Luxury car maker Bentley has named a top executive at Porsche as its new chairman and chief executive.

Frank-Steffen Walliser will take on the roles at the Crewe-headquartered manufacturer on July 1.

Walliser has been vice president, complete vehicle architecture and characteristics, at Porsche since September 2022, having first joined more than 25 years ago.

He will succeed Adrian Hallmark who left Bentley in March ahead of becoming Aston Martin’s new chief executive later this year.

New boss outlines ‘major task’ facing Bentley

Walliser said: “I am approaching this job with great respect and looking forward to having a team in Crewe that has shown impressive performance over the last few years.

“The continuing transformation of the automotive industry will be a major task for Bentley as well, a task that I am happy to take on with the team.

“I am convinced Bentley will continue to set standards in the luxury segment in the future.”

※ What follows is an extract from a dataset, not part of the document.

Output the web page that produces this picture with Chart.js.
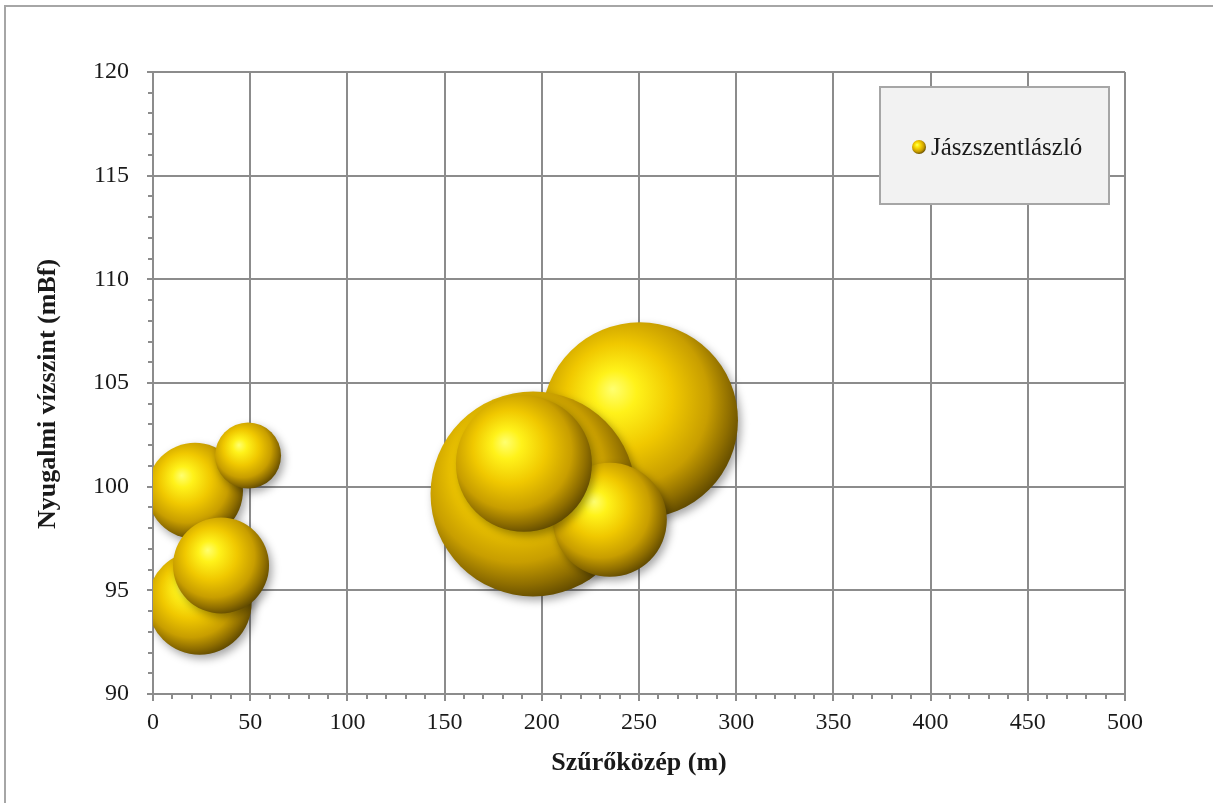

Bentley has been part of Volkswagen AG since 1998 and of the Audi Group since January 2022.

The announcement of Mr Hallmark’s departure came after Bentley’s profit fell last year as a slowdown in the global economy impacted the luxury car market.

The business reported a 17 per cent decrease in operating profit to €589m (£502.9m). Revenue also dipped around 13 per cent to €2.9bn (£2.4bn).

Some 13,560 of the company’s stately vehicles were delivered in 2023, 11 per cent lower than the prior year but still marking the third-highest total in its history.

Audi chairman Gernot Döllner added: “In Frank-Steffen Walliser, Bentley is getting an experienced engineer with distinct product and technology expertise and entrepreneurial experience who brought brand-defining models to the streets at Porsche, including the Porsche 918 Spyder.

“On Bentley’s ongoing path toward becoming the leading provider in the luxury segment, Frank-Steffen Walliser’s many years of experience and knowledge of the luxury segment will be invaluable.”